The config for the environment is the following, to be placed under sheeprl/configs/envs/socnav.yaml:

defaults:
  - default
  - _self_

# Override from `default` config
id: SocNav
num_envs: 16
frame_stack: 1
sync_env: False
screen_size: 64
action_repeat: 1
grayscale: False
clip_rewards: False
capture_video: True
frame_stack_dilation: 1
max_episode_steps: null
reward_as_observation: False

# Wrapper to be instantiated
wrapper:
  _target_: sheeprl.envs.socnav.SocNavEnv
  resolution: 700.0
  resolution_view: 1000.0
  map_size: 8.0
  margin: 0.5
  max_ticks: 250
  timestep: 0.1
  robot_radius: 0.15
  goal_radius: 0.5
  number_of_humans: 5
  human_threshold: 0.4
  reach_reward: 1.0
  outofmap_reward: -0.5
  maxticks_reward: -0.5
  alive_reward: -0.00001
  collision_reward: -1.0
  distance_reward_divisor: 1000
  max_advance: 1.4
  milliseconds: 30
  debug:  0

Then you can run any algorithm with: python sheeprl.py algo=ppo algo.mlp_keys.encoder=[state] env=socnav Can you try this?
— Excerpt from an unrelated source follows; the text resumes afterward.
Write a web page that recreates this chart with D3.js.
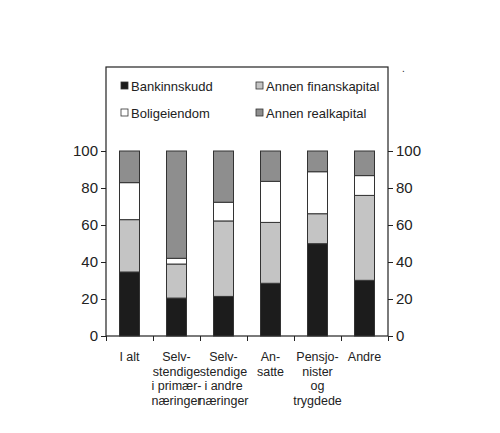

goodluckoguzie commented 7 months ago

Hi @goodluckoguzie, here there's an example of your environment compliant with sheeprl, to be placed under sheeprl/envs/socnav.py:

import random
import sys
from typing import Any, Dict, Optional

import cv2
import gymnasium as gym
import numpy as np
from gymnasium import spaces

# TO DO List
#
#
# Not urgent:
# - Improve how the robot moves (actual differential platform)
#

class SocNavEnv(gym.Env):
    def __init__(
        self,
        resolution=700.0,
        resolution_view=1000.0,
        map_size=8.0,
        margin=0.5,
        max_ticks=250,
        timestep=0.1,
        robot_radius=0.15,
        goal_radius=0.5,
        number_of_humans=5,
        human_threshold=0.4,
        reach_reward=1.0,
        outofmap_reward=-0.5,
        maxticks_reward=-0.5,
        alive_reward=-0.00001,
        collision_reward=-1.0,
        distance_reward_divisor=1000,
        max_advance=1.4,
        max_rotation=np.pi / 2,
        milliseconds=30,
        debug: int = 0,
    ):
        super().__init__()
        self.resolution = resolution
        self.resolution_view = resolution_view
        self.map_size = map_size
        self.margin = margin
        self.max_ticks = max_ticks
        self.timestep = timestep
        self.robot_radius = robot_radius
        self.goal_radius = goal_radius
        self.number_of_humans = number_of_humans
        self.human_threshold = human_threshold
        self.reach_reward = reach_reward
        self.outofmap_reward = outofmap_reward
        self.maxticks_reward = maxticks_reward
        self.alive_reward = alive_reward
        self.collision_reward = collision_reward
        self.distance_reward_divisor = distance_reward_divisor
        self.max_advance = max_advance
        self.max_rotation = max_rotation
        self.milliseconds = milliseconds
        self.debug = debug

        self.goal_threshold = (self.robot_radius + self.goal_radius,)
        self.pixel_to_world = (resolution / map_size,)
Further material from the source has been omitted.